Not Clearly Pro or Con to the question "Can Alternative Energy Effectively Replace Fossil Fuels?"
"From suburban New Jersey to urban Los Angeles, millions of Americans are powering their homes with clean electricity that doesn't produce any air or global warming pollution. They are filling their gas tanks with fuels that do not increase our dependence on foreign oil or endanger our national security. How do they do it? It's simple; they tap America's renewable energy resources.
A few decades ago, only back-to-the-land types made serious use of solar panels and windmills, but today renewables have gone mainstream. The latest technology has brought the price of renewables down dramatically, making them more cost-competitive. Demand is booming - large utilities, municipal power companies and suburban developments are seeing the value in wind, biomass and solar power.
Wind power is the fastest growing form of electricity generation in the United States, expanding at an average annual rate of more than 20 percent. Solar energy employs more than 20,000 Americans in high-tech, high-paying jobs. Ethanol producers make 4 billion gallons of fuel a year, equal to 2 percent of our national gasoline use.
This market growth - and all of the environmental benefits that come with it - have given clean energy political muscle. Nearly 20 states have passed renewable portfolio standards that require utilities to generate a percentage of electricity from clean energy resources. Now supporters are pressing for a national standard that would require 20 percent of the country's electricity to come from renewables. "
"Wind, Solar and Biomass Energy Today," www.nrdc.org (accessed Mar. 3, 2009)
Organizations/VIPs/Others Individuals and organizations that do not fit into the other star categories.
"NRDC is the nation's most effective environmental action organization. We use law, science and the support of 1.2 million members and online activists to protect the planet's wildlife and wild places and to ensure a safe and healthy environment for all living things.
Worth Magazine has named NRDC one of America's 100 best charities, and the Wise Giving Alliance of the Better Business Bureau reports that NRDC meets its highest standards for accountability and use of donor funds.
NRDC was founded in 1970 by a group of law students and attorneys at the forefront of the environmental movement. NRDC lawyers helped write some of America's bedrock environmental laws. Today, our staff of more than 300 lawyers, scientists and policy experts - a MacArthur "genius" award-winner among them - work out of offices in New York, Washington, Chicago, Los Angeles, San Francisco and Beijing.
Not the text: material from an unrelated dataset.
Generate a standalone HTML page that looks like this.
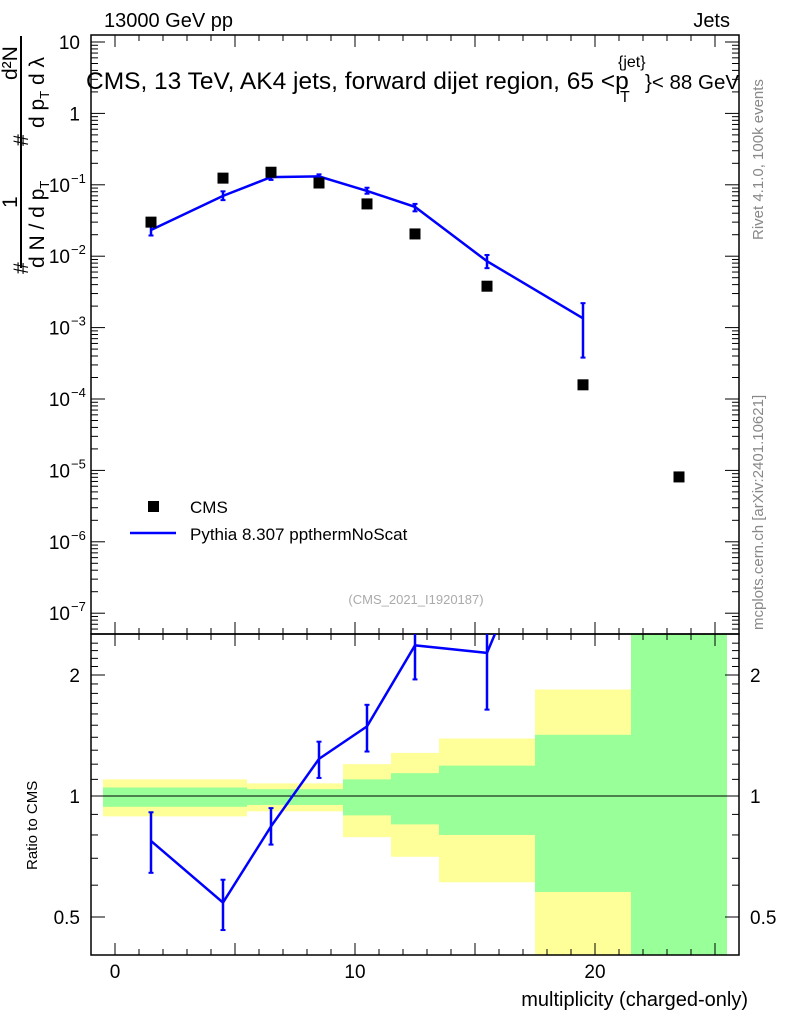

The New York Times calls us 'One of the nation's most powerful environmental groups.' The National Journal says we're 'A credible and forceful advocate for stringent environmental protection.'
With the support of our members and online activists, NRDC works to solve the most pressing environmental issues we face today: curbing global warming, getting toxic chemicals out of the environment, moving America beyond oil, reviving our oceans, saving wildlife and wild places, and helping China go green."
"About NRDC: Who We Are," www.nrdc.org (accessed Oct. 2, 2008)
"The Natural Resources Defense Council's purpose is to safeguard the Earth: its people, its plants and animals and the natural systems on which all life depends.
We work to restore the integrity of the elements that sustain life - air, land and water - and to defend endangered natural places.
We seek to establish sustainability and good stewardship of the Earth as central ethical imperatives of human society. NRDC affirms the integral place of human beings in the environment.
We strive to protect nature in ways that advance the long-term welfare of present and future generations.
We work to foster the fundamental right of all people to have a voice in decisions that affect their environment. We seek to break down the pattern of disproportionate environmental burdens borne by people of color and others who face social or economic inequities. Ultimately, NRDC strives to help create a new way of life for humankind, one that can be sustained indefinitely without fouling or depleting the resources that support all life on Earth."